Deep in the solar system, between Jupiter and Neptune, lurk thousands of small chunks of ice and rock. Occasionally, one of them will bump into Jupiter's orbit, get caught and flung into the inner solar system -- towards the sun, and us.
This is thought to be the source of many of the comets that eventually pass Earth. A new study lays out the dynamics of this little-understood system. Among the findings: it would be doable for a spacecraft to fly to Jupiter, wait in Jupiter's orbit until one of these objects gets caught in the planet's gravity well, and hitch a ride with the object to watch it become a comet in real time.
"This would be an amazing opportunity to see a pristine comet 'turn on' for the first time," said Darryl Seligman, a postdoctoral researcher with the University of Chicago and corresponding author of the paper, which is accepted to The Planetary Science Journal. "It would yield a treasure trove of information about how comets move and why, how the solar system formed, and even how Earth-like planets form."
Thanks in part to discoveries of several major asteroid belts, scientists over the last 50 years have revamped their theories of how our solar system came to be. Rather than big planets quietly evolving in place, they now envision a system that was much more dynamic and unstable -- chunks of ice and rock scattered and smashing into each other, re-forming and moving around within the solar system.
Many of these objects eventually coalesced into the eight major planets, but others remain loose and scattered in several regions of space. "These minor bodies show you the solar system is actually this very dynamic and almost living place that's constantly in a state of flux," said Seligman.
Scientists are very familiar with the asteroid belt near Mars, as well as the larger one out past Neptune called the Kuiper belt. But between Jupiter and Neptune, there lurks another, lesser-known population of objects called the centaurs (named after the mythical hybrid creatures due to their classification halfway between asteroids and comets).
Occasionally, these centaurs will get sucked into the inner solar system and become comets. "These objects are very old, containing ice from the early days of the solar system that has never been melted," said Seligman. "When an object gets closer to the sun, the ice sublimates and produces these beautiful long tails.
"Therefore comets are interesting not only because they're beautiful; they give you a way to probe the chemical composition of things from the distant solar system."
In this study, scientists examined the centaur population and the mechanisms by which these objects occasionally become comets bound for the sun. They estimate that about half of the centaurs-turned-comets are nudged into the inner solar system by interacting with both Jupiter and Saturn's orbits. The other half come too close to Jupiter, then get caught in its orbit and flung toward the center of the solar system.
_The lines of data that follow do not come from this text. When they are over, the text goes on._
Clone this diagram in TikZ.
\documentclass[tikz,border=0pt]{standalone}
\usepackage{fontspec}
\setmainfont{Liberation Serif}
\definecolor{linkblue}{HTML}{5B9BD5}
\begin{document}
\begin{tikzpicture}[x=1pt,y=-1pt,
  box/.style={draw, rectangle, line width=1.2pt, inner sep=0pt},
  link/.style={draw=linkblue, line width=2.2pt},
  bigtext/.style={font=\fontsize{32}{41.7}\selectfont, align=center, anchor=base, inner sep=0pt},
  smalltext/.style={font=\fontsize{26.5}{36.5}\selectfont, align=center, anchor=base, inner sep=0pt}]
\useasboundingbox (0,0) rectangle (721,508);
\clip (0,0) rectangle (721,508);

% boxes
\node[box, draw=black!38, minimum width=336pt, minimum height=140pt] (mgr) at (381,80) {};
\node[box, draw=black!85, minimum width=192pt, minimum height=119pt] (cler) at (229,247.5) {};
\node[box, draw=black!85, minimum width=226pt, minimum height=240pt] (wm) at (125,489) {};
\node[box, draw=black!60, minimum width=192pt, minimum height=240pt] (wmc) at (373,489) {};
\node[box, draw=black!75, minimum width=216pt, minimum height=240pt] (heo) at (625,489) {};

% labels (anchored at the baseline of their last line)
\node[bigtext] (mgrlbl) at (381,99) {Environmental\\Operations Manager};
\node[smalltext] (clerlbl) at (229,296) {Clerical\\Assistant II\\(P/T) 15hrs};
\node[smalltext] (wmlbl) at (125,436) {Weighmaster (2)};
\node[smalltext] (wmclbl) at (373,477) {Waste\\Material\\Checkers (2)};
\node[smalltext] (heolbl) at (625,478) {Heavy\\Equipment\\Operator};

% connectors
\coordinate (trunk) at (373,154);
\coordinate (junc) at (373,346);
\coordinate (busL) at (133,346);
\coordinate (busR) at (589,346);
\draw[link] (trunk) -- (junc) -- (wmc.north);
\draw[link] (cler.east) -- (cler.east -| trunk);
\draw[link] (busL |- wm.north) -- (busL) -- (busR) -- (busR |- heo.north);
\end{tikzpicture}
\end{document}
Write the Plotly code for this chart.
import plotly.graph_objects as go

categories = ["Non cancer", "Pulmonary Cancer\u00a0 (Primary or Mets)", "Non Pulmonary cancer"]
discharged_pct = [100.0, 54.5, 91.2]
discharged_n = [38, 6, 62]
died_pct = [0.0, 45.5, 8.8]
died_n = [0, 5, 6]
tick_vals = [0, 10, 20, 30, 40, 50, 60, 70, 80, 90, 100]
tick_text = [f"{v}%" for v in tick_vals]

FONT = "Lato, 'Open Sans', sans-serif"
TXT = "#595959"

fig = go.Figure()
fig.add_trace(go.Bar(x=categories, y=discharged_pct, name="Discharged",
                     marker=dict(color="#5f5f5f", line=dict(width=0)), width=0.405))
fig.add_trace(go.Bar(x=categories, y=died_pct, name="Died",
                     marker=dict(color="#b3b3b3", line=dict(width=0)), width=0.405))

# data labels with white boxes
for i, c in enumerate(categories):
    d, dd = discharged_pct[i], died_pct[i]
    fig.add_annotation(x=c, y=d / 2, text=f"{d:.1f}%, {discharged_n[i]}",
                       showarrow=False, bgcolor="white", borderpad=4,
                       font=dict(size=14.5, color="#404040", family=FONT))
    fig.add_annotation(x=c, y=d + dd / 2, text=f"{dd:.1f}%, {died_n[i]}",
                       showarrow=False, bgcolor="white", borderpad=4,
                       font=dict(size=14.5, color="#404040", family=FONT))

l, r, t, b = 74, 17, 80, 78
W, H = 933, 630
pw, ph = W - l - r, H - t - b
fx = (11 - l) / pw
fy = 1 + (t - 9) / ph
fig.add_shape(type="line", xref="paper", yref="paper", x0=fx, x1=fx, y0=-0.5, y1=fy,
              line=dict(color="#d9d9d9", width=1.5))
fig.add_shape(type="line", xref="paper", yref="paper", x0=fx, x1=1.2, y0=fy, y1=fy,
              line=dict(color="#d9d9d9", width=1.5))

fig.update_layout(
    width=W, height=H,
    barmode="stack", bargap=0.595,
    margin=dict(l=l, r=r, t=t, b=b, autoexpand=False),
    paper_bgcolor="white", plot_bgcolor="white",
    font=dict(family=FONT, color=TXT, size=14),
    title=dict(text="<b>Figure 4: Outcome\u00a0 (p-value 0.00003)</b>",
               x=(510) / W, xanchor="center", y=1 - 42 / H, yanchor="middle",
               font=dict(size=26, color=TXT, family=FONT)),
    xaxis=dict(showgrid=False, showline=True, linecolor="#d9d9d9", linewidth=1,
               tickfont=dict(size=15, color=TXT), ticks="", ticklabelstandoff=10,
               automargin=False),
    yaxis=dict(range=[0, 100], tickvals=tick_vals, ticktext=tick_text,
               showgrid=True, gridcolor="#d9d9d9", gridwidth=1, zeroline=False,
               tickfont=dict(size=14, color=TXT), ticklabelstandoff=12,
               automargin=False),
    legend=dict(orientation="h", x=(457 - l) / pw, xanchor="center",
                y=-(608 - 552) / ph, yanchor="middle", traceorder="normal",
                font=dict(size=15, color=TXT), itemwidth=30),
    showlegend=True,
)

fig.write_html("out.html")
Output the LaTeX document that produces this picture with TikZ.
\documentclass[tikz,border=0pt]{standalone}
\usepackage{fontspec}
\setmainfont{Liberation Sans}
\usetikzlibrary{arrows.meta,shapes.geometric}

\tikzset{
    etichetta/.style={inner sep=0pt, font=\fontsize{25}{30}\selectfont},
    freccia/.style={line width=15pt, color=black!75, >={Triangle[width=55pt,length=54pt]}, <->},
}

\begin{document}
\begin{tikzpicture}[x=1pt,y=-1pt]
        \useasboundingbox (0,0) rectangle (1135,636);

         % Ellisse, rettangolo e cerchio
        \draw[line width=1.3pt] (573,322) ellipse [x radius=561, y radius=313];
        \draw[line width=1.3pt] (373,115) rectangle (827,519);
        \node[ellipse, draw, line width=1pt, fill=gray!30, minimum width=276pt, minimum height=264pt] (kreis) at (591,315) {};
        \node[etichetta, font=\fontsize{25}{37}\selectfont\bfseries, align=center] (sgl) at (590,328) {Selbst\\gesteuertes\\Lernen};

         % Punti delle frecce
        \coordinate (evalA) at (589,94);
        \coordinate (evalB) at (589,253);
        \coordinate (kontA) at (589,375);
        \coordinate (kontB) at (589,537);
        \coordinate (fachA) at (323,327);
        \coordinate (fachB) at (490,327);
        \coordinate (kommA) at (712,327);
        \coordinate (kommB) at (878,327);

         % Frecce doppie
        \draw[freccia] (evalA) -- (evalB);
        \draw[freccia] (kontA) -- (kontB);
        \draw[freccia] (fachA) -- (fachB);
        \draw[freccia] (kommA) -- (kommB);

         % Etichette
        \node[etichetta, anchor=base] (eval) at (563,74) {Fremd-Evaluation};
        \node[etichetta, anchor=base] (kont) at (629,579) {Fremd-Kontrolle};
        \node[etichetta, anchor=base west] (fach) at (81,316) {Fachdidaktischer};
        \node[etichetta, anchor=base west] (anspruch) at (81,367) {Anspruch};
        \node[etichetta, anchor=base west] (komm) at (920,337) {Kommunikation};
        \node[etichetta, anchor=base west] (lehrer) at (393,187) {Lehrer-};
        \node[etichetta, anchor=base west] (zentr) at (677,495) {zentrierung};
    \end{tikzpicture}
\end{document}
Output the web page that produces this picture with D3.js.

The latter mechanism suggested a perfect way to get a better look at these soon-to-be comets: Space agencies, the scientists said, could send a spacecraft to Jupiter and have it sit in orbit until a centaur bumps into Jupiter's orbit. Then the spacecraft could hitch a ride alongside the centaur as it heads toward the sun, taking measurements all the way as it transforms into a comet.
This is a beautiful but destructive process: A comet's beautiful tail is produced as its ice burns off as the temperature rises. The ice in comets is made up of different kinds of molecules and gases, which each start to burn up at different points along the way to the sun. By taking measurements of that tail, a spacecraft could learn what the comet was made up of. "You could figure out where typical comet ices turn on, and also what the detailed internal structure of what a comet is, which you have very little hope of figuring out from ground-based telescopes," Seligman said.
Meanwhile, the surface of the comet erupts as it heats up, creating pockmarks and craters. "Charting all of this would help you understand the dynamics of the solar system, which is important for things like understanding how to form Earth-like planets in solar systems," he said.
While the idea sounds complicated, NASA and other space agencies already have the technology to pull it off, the scientists said. Spacecraft routinely go to the outer solar system; NASA's Juno mission, currently taking wild photos of Jupiter, only took about five years to get there. Other recent missions also show that it's possible to visit objects even as they're moving: OSIRIS-REx visited an asteroid 200 million miles away, and Japan's Hayabusa 2 spacecraft brought back a handful of rocks from another asteroid.
There's even a possible target: A year and a half ago, scientists discovered that one of the centaurs, called LD2, will likely be sucked into Jupiter's orbit in about the year 2063. And as telescopes become more powerful, scientists may soon discover many more of these objects, Seligman said: "It's very possible there would be 10 additional targets in the next 40 years, any of which would be attainable by a spacecraft parked at Jupiter."